The inquest jury concluded late yesterday afternoon that the following specific failures by the NI Prison Service contributed to the death of Mr Stewart;
- The lack of CCTV on the prison landing at Lagan House.
- Insufficient prison officer staffing levels.
- A lack of clarity among staff regarding what type of checks were required throughout the night shift.
- Prison staff checks on prisoners were not being carried out consistently on the night of Mr Stewart’s death.
- A “peg” logging system was used for checks which was not proven evidence that a check had actually been conducted.
- Staff worked 24 hour shifts.
- The policy for dealing with vulnerable prisoner checks at the time (SPARS) resulted in other prison inmates who were not being treated as vulnerable being overlooked.

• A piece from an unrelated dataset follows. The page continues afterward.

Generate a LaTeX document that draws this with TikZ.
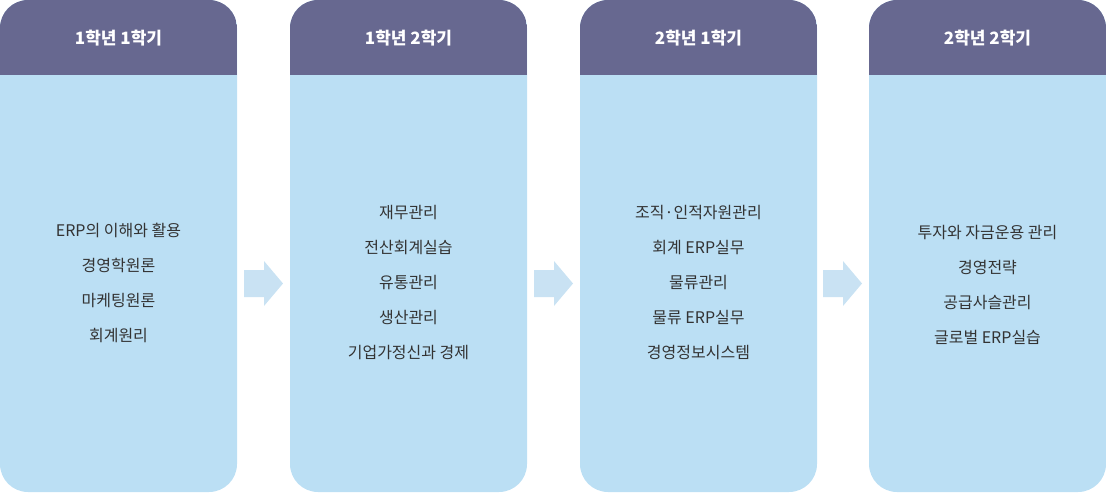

Mr Stewart’s sister Joanne Griffiths said today;
“We hope that the findings of this inquest will lead to much needed change. There were clearly missed opportunities by prison staff which may have saved Jonathon. As the jury found, there were systemic and specific failings by the Northern Ireland Prison Service which, had they been avoided, may have saved his life. While on remand for an offence he disputed he was moved to Lagan House just a few days before his death. Lagan House, a 2 storey building with 6 landings built in a square, had CCTV only on one landing, landing 3. There was no CCTV on landing 6 where Jonathon was housed. No valid explanation has been provided for the absence of CCTV on the other landings in Lagan House.
There were also failures in the initial police investigation into his death. In terms of the police investigation the missing blades in Jonathon’s cell caused us enormous distress and uncertainty for over 6 years. We do not want another family to go through this. The lack of information and the delays and errors in communicating the limited information which was available to us were unacceptable.
Our experience has led us to the conclusion that every death in custody in Northern Ireland should be treated as a major investigation incident until it is no longer deemed to be one. The current criminal investigation system for deaths in custody at Maghaberry involves local police but not Major Investigation Teams. MIT teams could treat every death in custody with proper evidential protocols – the gathering of forensic and physical evidence, the immediate taking of witness statements, preservation of the scene and the uplifting of all available evidence including CCTV and the checking of cell and landing alarm information. This would ensure that essential evidence, such as the missing blades in Jonathon’s case, would be found. It is not enough that the Prisoner Ombudsman is granted access. Her investigation should not replace a full and proper police investigation. A death in custody should be treated no differently from a death in the community.
In Northern Ireland there have been 51 deaths in custody across 3 prison sites recorded since February 2009. It is my intention to initiate a campaign to try to bring a change in Northern Ireland so that any death in custody is investigated by a police Major Investigation Team. I want to dedicate that campaign to Jonathon so he did not die in vain. We do not want another family to have to deal with doubt and distress we dealt with over the past 6 years.”
Patricia Coyle, solicitor for the family said today;
“My clients welcome the jury verdict in respect of the circumstances of Jonathon’s death. Jonathon had no history of mental health problems either before or at the time of his death. My clients do not believe that he intended to take his own life. The jury verdict includes significant findings of inadequacies in the prison system in relation to staffing, consistency of and clarity regarding the nature of the different types of requisite checks on prisoners and the critical absence of CCTV in Lagan House. They hope that lessons can be learned from Jonathon’s death by both the prison and police authorities so that these mistakes are never repeated.”